The Scientific Reports study finds that implementing the IEA’s roadmap requires that much of the world’s agricultural and wild lands be sacrificed to produce energy. Biofuels, both liquid and solid, are especially egregious destroyers of the landscape. On the other hand, the energy source that spares the most land is nuclear power. In addition, electricity produced by fission reactors is not intermittent the way that vastly more land-hungry solar and wind power are.”

“wind and solar projects occupying massive amounts of land increasingly get NIMBY pushback from disgruntled neighbors.

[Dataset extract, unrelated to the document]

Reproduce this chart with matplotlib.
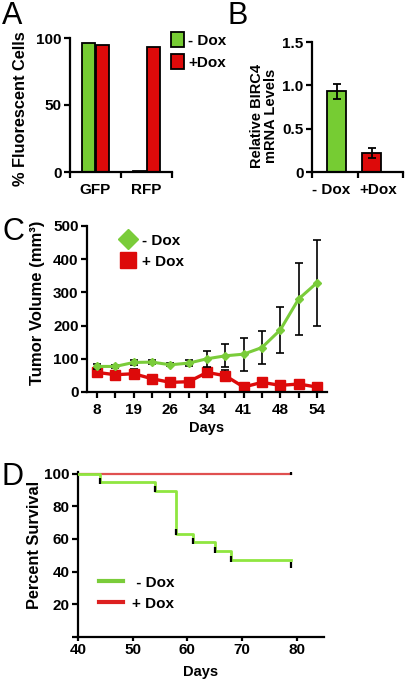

Energy analyst Robert Bryce, author of A Question of Power: Electricity and the Wealth of Nations (2020), has compiled a database showing that nearly 500 renewable energy projects have been rejected or restricted over the past decade.

The European researchers calculated that nuclear power plants sited on just 20,800 square km (8,000 square miles) of land could supply all of the carbon-free electricity demanded in 2050. That’s less land than is occupied by the state of Vermont.

Over at Tech Xplore, study co-author and energy conversion researcher at Norwegian University of Science and Technology Jonas Kristiansen Nøland points out that “the spatial extent of nuclear power is 99.7% less than onshore wind power—in other words, 350 times less use of land area.” He adds, “An energy transition based on nuclear power alone would save 99.75% of environmental encroachments in 2050. We could even remove most of the current environmental footprint we have already caused.””

Biden rule tells power plants to cut climate pollution by 90 percent — or shut down

“The Biden administration is announcing a climate rule that would require most fossil fuel power plants to slash their greenhouse gas pollution 90 percent between 2035 and 2040 — or shut down.”